There is also a need for more support in supply chain finance and fintech innovations, which have the potential to speed up the financial inclusion of small businesses. Increased cooperation between banks and fintech firms can help underserved businesses access financial services, he said. Hence, setting up targeted funding programmes and regulatory reforms that would make it simpler for small businesses to access financing is required.
Further, India’s preliminary interest in adopting the new legal framework under Model Law on Electronic Transferable Records, or MLETR, which brings digital negligible instruments into reality, along with fintech partnerships, has the potential to achieve digital financial inclusion for MSMEs, notes Sundeep Mohindru, promoter and director at M1xchange.
“The budget should support insurers adopting TReDS quickly, activate the Credit Guarantee Fund Scheme for Factoring, or CGFSF, and create a buyer-less ‘second window’ for supplier financing,” he said.
The industry is also highlighting the need for tax benefits and GST subsidies. Anand Kumar Bajaj, founder, managing director and chief executive at PayNearby, notes that specific measures, such as including a special 5% GST rate for startups working for last-mile empowerment, facilitate crucial financial and digital services for citizens. “We also urge a waiver of GST on all financial services made available from Business Correspondent (BC) outlets, income tax relief for the next seven years, and reduced import duty on essential financial services devices,” he said.
The fintech sector is also reiterating the need for a uniform KYC framework. “We advocate for a uniform KYC framework to improve efficiency and financial inclusion.
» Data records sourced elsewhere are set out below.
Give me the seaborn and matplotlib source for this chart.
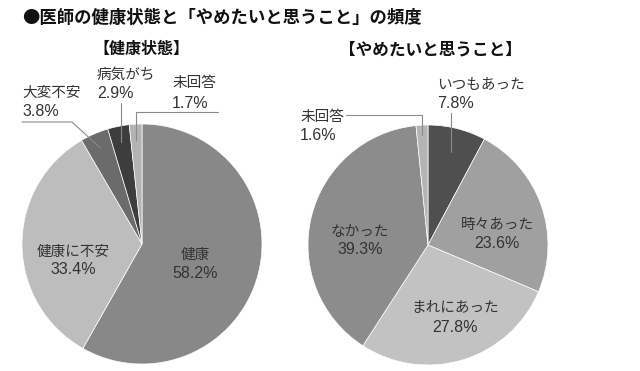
import matplotlib
matplotlib.use("Agg")
import matplotlib.pyplot as plt
import seaborn as sns
import numpy as np

sns.set_theme(style="white")
plt.rcParams['font.family'] = ['Noto Sans CJK JP', 'DejaVu Sans']

# データ
health_labels = ["健康", "健康に不安", "大変不安", "病気がち", "未回答"]
health_values = [58.2, 33.4, 3.8, 2.9, 1.7]
health_colors = ["#888888", "#bdbdbd", "#6b6b6b", "#3d3d3d", "#b3b3b3"]

quit_labels = ["いつもあった", "時々あった", "まれにあった", "なかった", "未回答"]
quit_values = [7.8, 23.6, 27.8, 39.3, 1.6]
quit_colors = ["#4f4f4f", "#a0a0a0", "#c2c2c2", "#8c8c8c", "#b4b4b4"]

H = 371  # 画像の高さ (px)


def Y(y):
    return H - y


fig = plt.figure(figsize=(6.4, 3.71), dpi=100)
ax = fig.add_axes([0, 0, 1, 1])

centers = [(142, Y(244)), (428, Y(245))]
R = 120

wedges_all = []
for vals, cols, c in [(health_values, health_colors, centers[0]),
                      (quit_values, quit_colors, centers[1])]:
    w, _ = ax.pie(vals, colors=cols, startangle=90, counterclock=False,
                  center=c, radius=R, frame=True,
                  wedgeprops=dict(edgecolor="white", linewidth=0.5))
    wedges_all.append(w)

ax.set_xlim(0, 640)
ax.set_ylim(0, H)
ax.set_aspect("equal")
ax.axis("off")


def inner_point(wedge, center, frac):
    ang = np.deg2rad((wedge.theta1 + wedge.theta2) / 2)
    return center[0] + frac * R * np.cos(ang), center[1] + frac * R * np.sin(ang)


fs = 10.5
fs_num = 11.5
txt_col = "#333333"
line_col = "#8a8a8a"


def label(x, y_name, y_val, name, val, ha="center"):
    ax.text(x, Y(y_name), name, fontsize=fs, ha=ha, va="center", color=txt_col)
    ax.text(x, Y(y_val), f"{val}%", fontsize=fs_num, ha=ha, va="center",
            color=txt_col, family=["Liberation Sans", "DejaVu Sans"])


# タイトル
fig.text(22 / 640, 1 - 18 / H, "●医師の健康状態と「やめたいと思うこと」の頻度",
         fontsize=12.5, fontweight="bold", va="center", ha="left", color="#111111")
ax.text(141, Y(49), "【健康状態】", fontsize=11.5, fontweight="bold",
        ha="center", va="center", color="#111111")
ax.text(430, Y(49), "【やめたいと思うこと】", fontsize=12, fontweight="bold",
        ha="center", va="center", color="#111111")

# 左の円グラフ: 内側ラベル
label(195, 255, 274, health_labels[0], health_values[0])
label(73, 252, 269, health_labels[1], health_values[1])

# 左の円グラフ: 外側ラベル
hw = wedges_all[0]
label(22, 93, 112, health_labels[2], health_values[2], ha="left")
px, py = inner_point(hw[2], centers[0], 0.87)
ax.plot([22, 72, px], [Y(122), Y(122), py], color=line_col, lw=0.8)

label(97, 75, 93, health_labels[3], health_values[3], ha="left")
px, py = inner_point(hw[3], centers[0], 0.87)
ax.plot([px, px], [Y(103), py], color=line_col, lw=0.8)

label(172, 83, 103, health_labels[4], health_values[4], ha="left")
px, py = inner_point(hw[4], centers[0], 0.87)
ax.plot([218, px, px], [Y(112), Y(112), py], color=line_col, lw=0.8)

# 右の円グラフ: 内側ラベル
label(497, 225, 243, quit_labels[1], quit_values[1])
label(455, 308, 327, quit_labels[2], quit_values[2])
label(360, 232, 250, quit_labels[3], quit_values[3])

# 右の円グラフ: 外側ラベル
qw = wedges_all[1]
label(437, 85, 103, quit_labels[0], quit_values[0], ha="left")
px, py = inner_point(qw[0], centers[1], 0.8)
ax.plot([px, px], [Y(113), py], color=line_col, lw=0.8)

label(300, 117, 135, quit_labels[4], quit_values[4], ha="left")
px, py = inner_point(qw[4], centers[1], 0.92)
ax.plot([346, px, px], [Y(115), Y(115), py], color=line_col, lw=0.8)

fig.savefig("out.png", dpi=100, facecolor="white")
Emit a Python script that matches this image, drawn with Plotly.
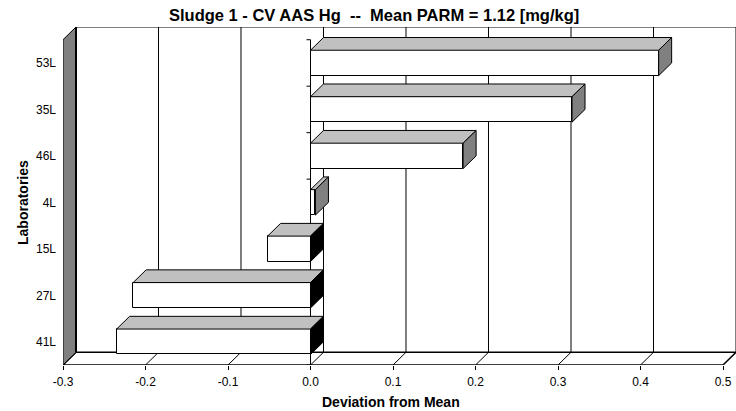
import plotly.graph_objects as go

# ---------------- data ----------------
labs = ["53L", "35L", "46L", "4L", "15L", "27L", "41L"]          # top to bottom
devs = [0.422, 0.317, 0.185, 0.006, -0.052, -0.215, -0.235]
xticks = [-0.3, -0.2, -0.1, 0.0, 0.1, 0.2, 0.3, 0.4, 0.5]
xtick_text = ["-0.3", "-0.2", "-0.1", "0.0", "0.1", "0.2", "0.3", "0.4", "0.5"]
title = "Sludge 1 - CV AAS Hg  --  Mean PARM = 1.12 [mg/kg]"

# ---------------- geometry ----------------
W, H = 736, 411
ML, MB, MT = 63, 46, 27
XPX = 825.9          # px per x unit
BAND = 46.4          # px per category
DX_PX, DY_PX = 13.0, 12.7
dx = DX_PX / XPX
dy = DY_PX / BAND
n = len(labs)
ypos = [n - 1 - i for i in range(n)]
BW = 0.547
xmin, xmax = xticks[0], xticks[-1]
ylo, yhi = -0.5, n - 0.5
FONT = "Arial, Liberation Sans, sans-serif"

fig = go.Figure()

# front faces
fig.add_trace(go.Bar(
    x=devs, y=ypos, orientation="h", width=BW, base=0,
    marker=dict(color="white", line=dict(color="black", width=1)),
    hoverinfo="skip", showlegend=False))

# top faces
tx, ty = [], []
for v, y in zip(devs, ypos):
    a, b = min(0, v), max(0, v)
    yt = y + BW / 2
    tx += [a, b, b + dx, a + dx, a, None]
    ty += [yt, yt, yt + dy, yt + dy, yt, None]
fig.add_trace(go.Scatter(x=tx, y=ty, mode="lines", fill="toself",
                         fillcolor="#c0c0c0", line=dict(color="black", width=1),
                         hoverinfo="skip", showlegend=False))

# side faces
for sign, col in ((1, "#808080"), (-1, "black")):
    sx, sy = [], []
    for v, y in zip(devs, ypos):
        if (v > 0) != (sign > 0):
            continue
        e = max(0, v)
        y0, y1 = y - BW / 2, y + BW / 2
        sx += [e, e + dx, e + dx, e, e, None]
        sy += [y0, y0 + dy, y1 + dy, y1, y0, None]
    fig.add_trace(go.Scatter(x=sx, y=sy, mode="lines", fill="toself",
                             fillcolor=col, line=dict(color="black", width=1),
                             hoverinfo="skip", showlegend=False))

shapes = []
# back wall gridlines
for t in xticks:
    shapes.append(dict(type="line", x0=t + dx, x1=t + dx, y0=ylo + dy, y1=yhi + dy,
                       line=dict(color="black", width=2 if t == xmin else 1), layer="below"))
# back wall top edge
shapes.append(dict(type="line", x0=xmin + dx, x1=xmax + dx + 0.02, y0=yhi + dy, y1=yhi + dy,
                   line=dict(color="black", width=1), layer="below"))
# floor
shapes.append(dict(type="path",
                   path=f"M {xmin},{ylo} L {xmax},{ylo} L {xmax+dx},{ylo+dy} L {xmin+dx},{ylo+dy} Z",
                   fillcolor="white", line=dict(color="black", width=1.5), layer="below"))
# floor tick diagonals
for t in xticks:
    shapes.append(dict(type="line", x0=t, x1=t + dx, y0=ylo, y1=ylo + dy,
                       line=dict(color="black", width=1), layer="below"))
# left wall
shapes.append(dict(type="path",
                   path=f"M {xmin},{ylo} L {xmin},{yhi} L {xmin+dx},{yhi+dy} L {xmin+dx},{ylo+dy} Z",
                   fillcolor="#808080", line=dict(color="black", width=1), layer="below"))
shapes.append(dict(type="line", x0=xmin + dx, x1=xmin + dx, y0=ylo + dy, y1=yhi + dy,
                   line=dict(color="black", width=2), layer="below"))
# category axis at zero
shapes.append(dict(type="line", x0=0, x1=0, y0=ylo, y1=yhi,
                   line=dict(color="black", width=1), layer="below"))
tk = 4 / XPX
for k in range(n + 1):
    yb = ylo + k
    shapes.append(dict(type="line", x0=-tk, x1=0, y0=yb, y1=yb,
                       line=dict(color="black", width=1), layer="below"))
    shapes.append(dict(type="line", x0=xmin - 5 / XPX, x1=xmin, y0=yb, y1=yb,
                       line=dict(color="black", width=1), layer="below"))

pw = W - ML
ph = H - MT - MB


def px2paper(px, py):
    return (px - ML) / pw, (H - MB - py) / ph


annotations = []
for txt, cx, cy, size, ang in [
    (f"<b>{title}</b>", 374, 15, 16.5, 0),
    ("<b>Deviation from Mean</b>", 391, 402, 14, 0),
    ("<b>Laboratories</b>", 23, 203, 14, -90),
]:
    ax, ay = px2paper(cx, cy)
    annotations.append(dict(text=txt, x=ax, y=ay, xref="paper", yref="paper",
                            xanchor="center", yanchor="middle", showarrow=False,
                            textangle=ang, font=dict(family=FONT, size=size, color="black")))

fig.update_layout(
    width=W, height=H,
    margin=dict(l=ML, r=0, t=MT, b=MB, pad=0),
    paper_bgcolor="white", plot_bgcolor="white",
    shapes=shapes, annotations=annotations,
    showlegend=False, bargap=0,
    font=dict(family=FONT, color="black"),
    xaxis=dict(range=[xmin, xmax + dx], tickvals=xticks, ticktext=xtick_text,
               ticks="outside", ticklen=4, tickcolor="black", tickwidth=1,
               ticklabelstandoff=2,
               showgrid=False, zeroline=False, showline=False,
               tickfont=dict(family=FONT, size=12, color="black"), fixedrange=True),
    yaxis=dict(range=[ylo, yhi + dy], tickvals=ypos, ticktext=labs,
               ticks="", showgrid=False, zeroline=False, showline=False,
               ticklabelstandoff=6,
               tickfont=dict(family=FONT, size=12, color="black"), fixedrange=True),
)

fig.write_html("out.html", config={"displayModeBar": False},
               post_script="document.body.style.margin='0';document.body.style.overflow='hidden';")
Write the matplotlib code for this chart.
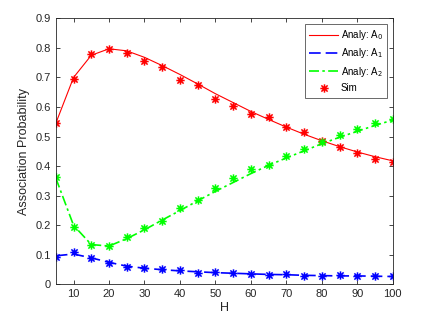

Recognising fintech’s role, establishing a priority sector for borrower loans, and rationalising ESOP taxation will attract top talent and foster growth in emerging sectors,” said Ashish Goyal, co-founder and chief financial officer at Fibe. “GIFT IFSC and IFSCA are vital to creating a gateway for global capital, and we expect the government to continue preparing the financial sector with necessary resources and regulatory frameworks,” he said.